Zverev’s biggest weapon is his serve, and he needs — first and foremost — to hold his serve. This tournament, he is averaging 11 aces per match and a 70% win rate on on first serves. He needs to knock those first serves in, get some free points, and keep the double faults to a minimum. The German also needs to test Nadal’s backhand often, which is how he was able to defeat rising star Carlos Alcaraz in the quarterfinal. The backhand wasn’t there for Carlitos, and Zverev recognized that and attacked. Unlike Nadal, Zverev needs to end points quickly, and he can do so by getting off the baseline and coming into the net after aggressive approach shots. If Zverev can keep his returns deep, apply pressure constantly and hold serve, he can contend.

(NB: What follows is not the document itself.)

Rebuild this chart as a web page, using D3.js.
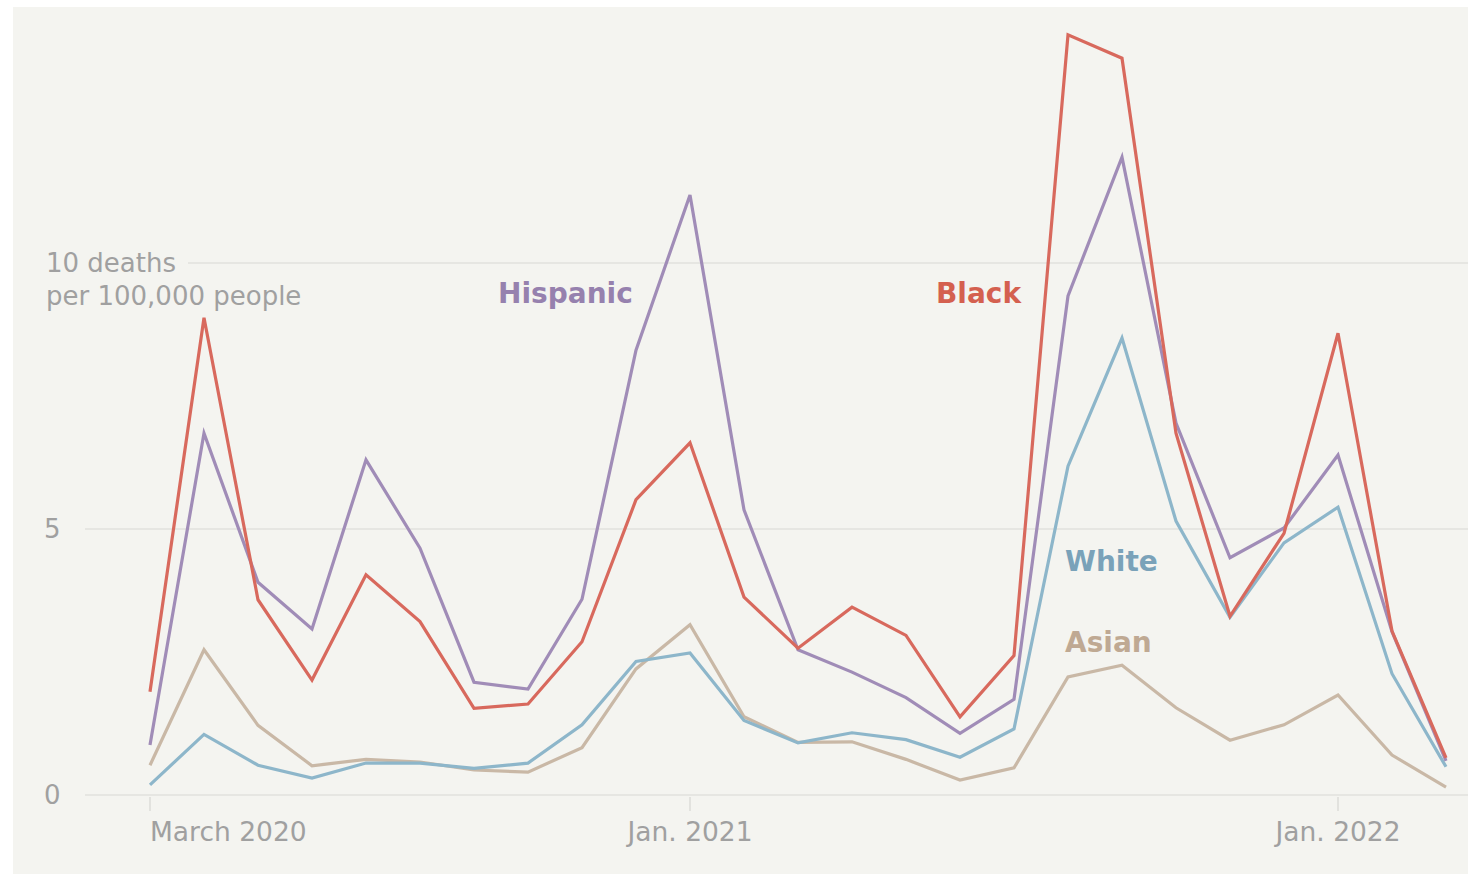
<!DOCTYPE html>
<html>
<head>
<meta charset="utf-8">
<script src="https://cdn.jsdelivr.net/npm/d3@7"></script>
<style>
  body { margin: 0; background: #ffffff; }
  svg { display: block; }
  .grid line { stroke: #e6e6e2; stroke-width: 2; }
  .tick-label { fill: #a0a0a0; font-family: "DejaVu Sans", sans-serif; font-size: 26px; }
  .x-label { font-size: 26.5px; }
  .series-label { font-family: "DejaVu Sans", sans-serif; font-size: 28px; font-weight: 700; }
</style>
</head>
<body>
<svg id="chart" width="1468" height="874"></svg>
<script>
// Monthly death rates per 100,000 people, March 2020 to March 2022
var months = ['2020-03', '2020-04', '2020-05', '2020-06', '2020-07', '2020-08', '2020-09',
    '2020-10', '2020-11', '2020-12', '2021-01', '2021-02', '2021-03', '2021-04', '2021-05',
    '2021-06', '2021-07', '2021-08', '2021-09', '2021-10', '2021-11', '2021-12', '2022-01',
    '2022-02', '2022-03'];

var black = [1.94, 8.97, 3.67, 2.16, 4.14, 3.26, 1.63, 1.71, 2.88, 5.55, 6.62, 3.72, 2.76,
    3.53, 3.0, 1.47, 2.62, 14.29, 13.85, 6.8, 3.36, 4.92, 8.68, 3.08, 0.7];
var hispanic = [0.94, 6.8, 4.0, 3.12, 6.3, 4.64, 2.12, 1.99, 3.68, 8.36, 11.28, 5.36, 2.73,
    2.31, 1.83, 1.16, 1.8, 9.38, 11.99, 6.99, 4.46, 5.02, 6.39, 3.07, 0.64];
var white = [0.19, 1.14, 0.56, 0.32, 0.6, 0.6, 0.5, 0.6, 1.32, 2.51, 2.67, 1.4, 0.98,
    1.17, 1.04, 0.71, 1.24, 6.18, 8.59, 5.15, 3.34, 4.74, 5.41, 2.28, 0.53];
var asian = [0.56, 2.73, 1.31, 0.55, 0.67, 0.62, 0.47, 0.43, 0.89, 2.37, 3.2, 1.47, 0.99,
    1.0, 0.67, 0.28, 0.51, 2.22, 2.44, 1.64, 1.03, 1.32, 1.88, 0.75, 0.15];

var yTicks = [0, 5, 10];
var xTicks = [
    {month: '2020-03', label: 'March 2020', anchor: 'start'},
    {month: '2021-01', label: 'Jan. 2021', anchor: 'middle'},
    {month: '2022-01', label: 'Jan. 2022', anchor: 'middle'}
];

var series = [
    {name: 'Asian', values: asian, color: '#c9b8a6', lx: 1065, ly: 652},
    {name: 'White', values: white, color: '#8db6ca', lx: 1065, ly: 571},
    {name: 'Hispanic', values: hispanic, color: '#a08cb7', lx: 498, ly: 303},
    {name: 'Black', values: black, color: '#d8695d', lx: 936, ly: 303}
];
var labelColors = {Asian: '#bfa993', White: '#7aa2b9', Hispanic: '#9681ae', Black: '#d4604f'};

var svg = d3.select('#chart');

// Panel background
svg.append('rect')
    .attr('x', 13).attr('y', 7)
    .attr('width', 1455).attr('height', 867)
    .attr('fill', '#f4f4f0');

var xScale = d3.scalePoint()
    .domain(months)
    .range([150, 1446]);

var yScale = d3.scaleLinear()
    .domain([0, 10])
    .range([795, 263]);

// Horizontal gridlines
var gridG = svg.append('g').attr('class', 'grid');
gridG.selectAll('line')
    .data(yTicks)
    .enter()
    .append('line')
    .attr('x1', function(d) { return d === 10 ? 188 : 85; })
    .attr('x2', 1468)
    .attr('y1', function(d) { return yScale(d); })
    .attr('y2', function(d) { return yScale(d); });

// Y labels
svg.selectAll('.y-label')
    .data(yTicks.filter(function(d) { return d !== 10; }))
    .enter()
    .append('text')
    .attr('class', 'tick-label')
    .attr('x', 44)
    .attr('y', function(d) { return yScale(d) + 9; })
    .text(function(d) { return d; });

svg.append('text')
    .attr('class', 'tick-label')
    .attr('x', 46)
    .attr('y', yScale(10) + 9)
    .text('10 deaths');
svg.append('text')
    .attr('class', 'tick-label')
    .attr('x', 46)
    .attr('y', yScale(10) + 42)
    .text('per 100,000 people');

// X ticks and labels
var xTickG = svg.selectAll('.x-tick')
    .data(xTicks)
    .enter()
    .append('g')
    .attr('class', 'x-tick')
    .attr('transform', function(d) { return 'translate(' + [xScale(d.month), 0] + ')'; });

xTickG.append('line')
    .attr('y1', yScale(0) + 2)
    .attr('y2', yScale(0) + 16)
    .attr('stroke', '#dcdcd8')
    .attr('stroke-width', 1.5);

xTickG.append('text')
    .attr('class', 'tick-label x-label')
    .attr('y', 841)
    .attr('text-anchor', function(d) { return d.anchor; })
    .text(function(d) { return d.label; });

// Lines
var line = d3.line()
    .x(function(d, i) { return xScale(months[i]); })
    .y(function(d) { return yScale(d); });

svg.selectAll('.series')
    .data(series)
    .enter()
    .append('path')
    .attr('class', 'series')
    .attr('fill', 'none')
    .attr('stroke', function(d) { return d.color; })
    .attr('stroke-width', 3.2)
    .attr('stroke-linejoin', 'miter')
    .attr('d', function(d) { return line(d.values); });

// Series labels
svg.selectAll('.series-label')
    .data(series)
    .enter()
    .append('text')
    .attr('class', 'series-label')
    .attr('x', function(d) { return d.lx; })
    .attr('y', function(d) { return d.ly; })
    .attr('fill', function(d) { return labelColors[d.name]; })
    .text(function(d) { return d.name; });
</script>
</body>
</html>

Casper Ruud (-235) vs. Marin Cilic (+190)

Game spread: 4

Game total: OV/UN 38.5

The second semifinal match is the more interesting one to me. Ruud has been on the verge of a breakout with eight titles — seven on clay — though all at the ATP 250 level. In majors, Ruud holds a 14-13 record, with his best showing being a Round of 16 run in the 2021 Australian Open, but he retired to Andrey Rublev. However, he did reach the finals this year in the ATP Masters 1000 Miami, losing to Alcaraz in straight sets. He followed that up with a semifinal loss to Djokovic in straight sets in Rome.

Marin Cilic, on the other hand, has a 130-54 record in majors and is now the fifth active man to reach a semifinal in all four majors, with one major win on his resume: the 2014 U.S. Open, where he beat Roger Federer en route.

How Ruud can win

Like Nadal, Ruud needs to extend rallies, putting the 6-foot-6 Cilic’s fitness to the test. Ruud needs to put more shape on the ball with that topspin and not hit flat. By doing so, it takes time away from his opponents to reposition themselves for a cleaner, more aggressive shot. What Cilic has is his serve, but if Ruud can just put his return into play, that is key. If the Norwegian can avoid trying to out-power Cilic and put placement on his serves to pull Cilic out of position, he can certainly reach the biggest milestone of his career.

How Cilic can win

Cilic needs to hold serve. He had 33 aces in his five-set win over Andrey Rublev in the quarterfinal. Those free points are key. What makes Cilic so threatening is his aggression. He needs to be aggressive at all times from the baseline and avoid playing passive tennis and not get in long rallies against Ruud. Instead, Cilic should look to hit the edges of the court, focus on angled shots, and just play high-risk, high-reward tennis at all times. He’s been here before. The experience is to his benefit after knocking off world No. 2 Daniil Medvedev in straight sets in the fourth round.

French Open semifinal best bet

Can I dodge one and say, “Just be a fan?" No? OK. This is an exciting semifinal for me, but what I know best is the previous generation of tennis players, and I’m sticking with my guy Cilic. Ruud is absolutely fantastic and deserving of a final spot on his best surface, but it’s Cilic’s time to shine.

He has the experience, has overcome mental challenges to be here and is fully capable of keeping that serve as his key weapon.

Best bet: Cilic +1.5 sets (-105) and sprinkle some of the 2-1 moneyline

I love Cilic to win at least one set but at -275, I would have to parlay it with another leg. Pairing with a Nadal moneyline at (-130) could be the way to go, but I trust that this big of a stage is going to test Ruud’s ability to close in four or better.

Full transparency: I have yet to place a wager but most certainly I’m putting my trust in Cilic. He could have a more impressive resume if it weren't for tennis' Big 3. He’s got this.